The blueprint’s emphasis on using technology and personnel to screen the riskiest of travelers makes sense to Black, whose specialties include airport and transportation security. British security officers, for example, rarely yank grannies out of line and force them to take off their shoes. “They have a better handle on the realities rather than having encumbering or ridiculous procedures,” Black said. “They also have a reputation for fewer knee-jerk reactions to the threats of the day. Of course, the Brits don’t have an ACLU. No one is suing them for profiling.”

In fact, the federal government already has made substantial improvements to the entry process in recent years, but the persistently negative opinion of that process, as revealed by the Discover America survey, highlights the government’s inadequate approach to public relations, says Rick Webster, director of government affairs at the Travel Industry Association of America. “On the visa side, for a lot of the countries the wait times have been reduced, the long lines are gone and it is not as much of a hassle,” Webster said. “But when you talk to federal officials and you say, ‘Well, what have you done to communicate those changes in that particular market?’ they say, ‘Nothing, really. That is the private sector’s job.’ ”

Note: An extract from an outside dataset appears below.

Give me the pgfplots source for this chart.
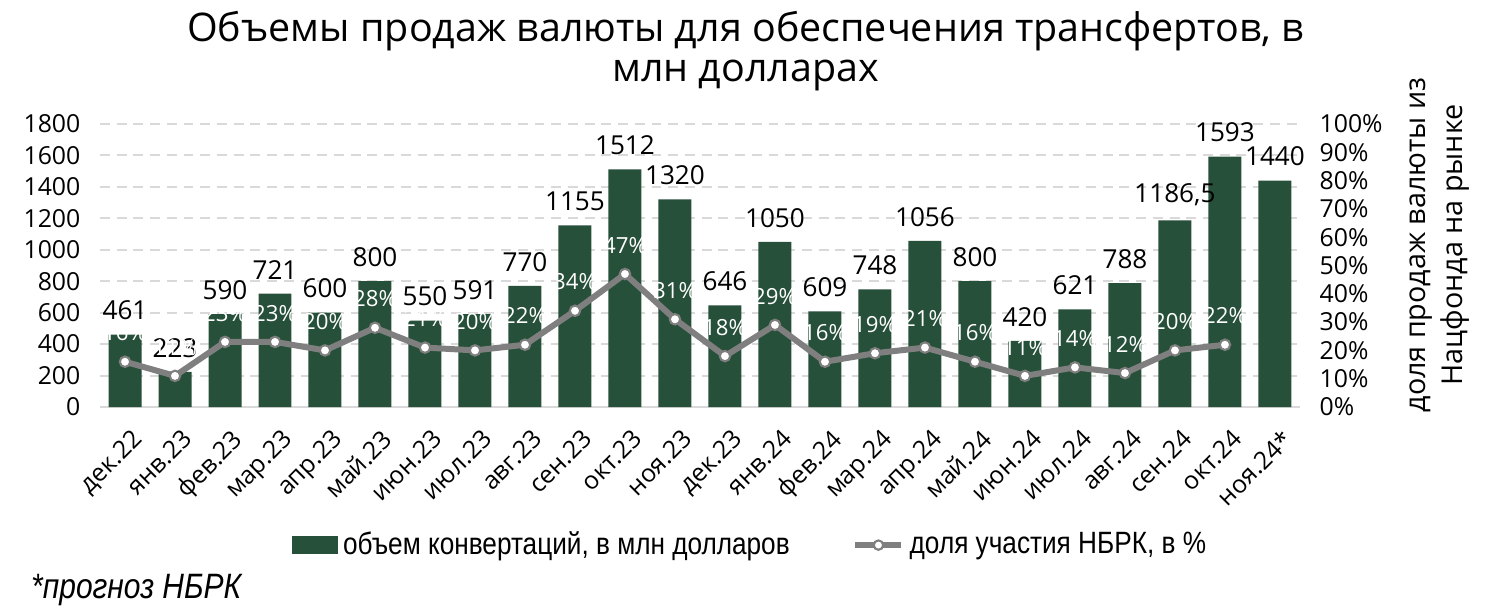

Some in the real estate industry, however, regard the political debate over how to handle foreign travelers as outside their purview. “That is not something we as shopping center developers have any control over,” said one executive, who requested anonymity. “We can only work within the scope of our world.” If the number of overseas visitors shopping at American developers’ malls continues to decline, however, the scope of that world could shrink, as could their profits.

Discover America is pushing the federal government to get more aggressive about public relations, but it also wants the private sector to shoulder some of the burden of public policy. Marketing experts could work with federal officials to develop campaigns that will bolster America’s image abroad. Theme park companies could help the government do a better job of keeping people happy while they stand in line. Developers traveling overseas to promote American malls could pass out glossy brochures pitching America’s new state-of-the-art, user-friendly entry process, should the federal government choose to create one.“Our survey showed that those who have been to the U.S. were 74 percent more likely to have a favorable opinion of it,” Freeman said. “Using the private sector to accomplish public diplomacy means getting more travelers into this country so we can do what we do best — put smiles on their faces.”

Rolling out the red carpet for foreign shoppers is, after all, useless if there are none to walk upon it.